Washington’s defense plays out of a pretty interesting base 3-3-5, although maybe it’s better understood as a 4-2 nickel since most of their outside linebackers are quite large and play up on the line of scrimmage - for a while they had me thinking they were just more stand-up defensive ends. The strength of the team is their excellent set of defensive backs, but I think their defensive tackles deserve some praise as well for anchoring the front-six so effectively.

This is clearest to see with inside rush defense, at which they’re excellent despite almost always playing out of a pretty light box:

On the first play, we’re seeing their typical configuration, with #96 DT S. Bowman penetrating into the backfield quickly and the enormous #99 NT Gaines cleaning up, while #8 OLB Potoa’e and #92 seals off the QB draw’s escape route. The second play (at :09) shows how they defend a power-blocked halfback dive which is almost impossible to prevent gaining a couple yards - Gains and #95 DT Onwuzurike pinch the running lanes and the linebackers and safeties all rush in to the gap to limit the gain. The third play (at :17) is especially impressive - the entire front-six gets off their blocks to position themselves to make the tackle no matter where the back bounces. The last play (at :25) is an example of how they combine both strengths - Gaines can’t be moved despite being double-teamed, and #23 CB Miller comes streaking in on a corner blitz to prevent a short-yardage pickup.
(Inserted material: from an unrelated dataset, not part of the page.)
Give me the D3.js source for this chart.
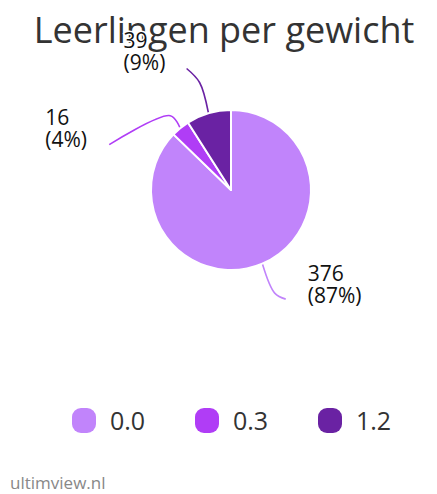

However, despite effusive praise from the media, I was underwhelmed with the performance of the linebackers, especially as it relates to their schematic responsibility to contain outside runs:

The first play displays three things that show up repeatedly in my notes - the read defender #92 DE is flat-footed and doesn’t do enough to string the run out, #30 ILB Manu is a step slow in recognizing the play is going outside, and #7 S Rapp comes in fast and hard to keep a successful play from turning into a touchdown. On the second play (at :07), the entire left side of the defense gets turned inside even though this is an obvious outside read, #25 ILB Burr-Kirven is slow in recognition and winds up behind the play, but Rapp again keeps the run from exploding. On the third play (at :15), the offense gets a hat on a hat across the board, including #17 ILB Bartlett getting crunched by the H-back and #14 S McIntosh letting the slot receiver get inside his shoulders … but once more Rapp is there to prevent a huge gain. The last play (at :31) is almost identical to the previous one, but with a couple tweaks - the OL is able to wall off the DTs with some combo blocking and can pull both the RG and RT around, and without needing an H-back they can split out three wide and occupy Rapp, while McIntosh’s hesitation in going for the tackle lets the back add an additional 10 yards.

Of course, those DBs’ primary responsibility is pass coverage, and they excel at it:

The first play shows off #1 CB Murphy’s specialty: instead of getting run out of the play, he comes back to hit the receiver from behind with such force and perfect timing that he jars the ball out without drawing a flag. On the second play (at :22), Miller breaks free of the flanker’s block (which actually might be offensive pass interference) and comes back quickly enough to delay the slot receiver and give time for Bartlett to get over for the tackle short of the sticks. On the third play (at :36), check out the typically excellent man coverage across the board, including #52 OLB Ngata on the checkdown and the nickel #5 S Bryant on the slot man running a flag route. The last play (at :49) shows that, contrary to some claims, they do have some semblance of a functioning pass rush, as Gaines makes it around the formation to hurry the throw and Johnson earns a holding flag.

That said, it’s true that the pass rush rarely gets home (you’ll have to trust me, dear reader - I can’t make a video of something not happening), and that leaves the DBs to keep everything locked down for a while with some inevitable breakdowns:

The first play looks like a communications breakdown on a switch route, as both Murphy and Bryant take the out route and leave a Heisman-caliber receiver completely open … and with no pass rush to speak of, it’s a lucky thing that ASU has been spontaneously overthrowing him all year. On the second play (at :07), they back out of the LB blitz but send Bryant instead … this doesn’t get home, and Burr-Kirven is slow to take up Bryant’s responsibility which is the TE on a slant (this is also another poor angle by McIntosh that lets a big play go bigger). On the third play (at :26), Ngata’s weird decision to blitz late leaves the TE wide open, the ILB doesn’t make it over in time, and while Miller reacts quickly enough he can’t bring down the big man. The last play (at :46) is just one of several examples in their most recent game of a bizarre and inexplicable change to a soft cover-3, which allowed receivers to just camp out in a soft spot between zones and exploit coverage confusion - here, there are three boundary defenders and three receivers, but no one is actually covering anybody, and Murphy gets caught in a bind without any help either underneath or over the top.

The combination of these three factors -- not committing to the pass rush, slow-footed LBs playing back, and DBs deep downfield usually in man coverage -- combine to allow for one big structural weakness … QB scrambles:

I won’t annotate these as I’ve already highlighted each of the elements in these breakdowns, but I will note that the surprising nature of these plays often leads to defenders getting clobbered, sometimes by their own teammates.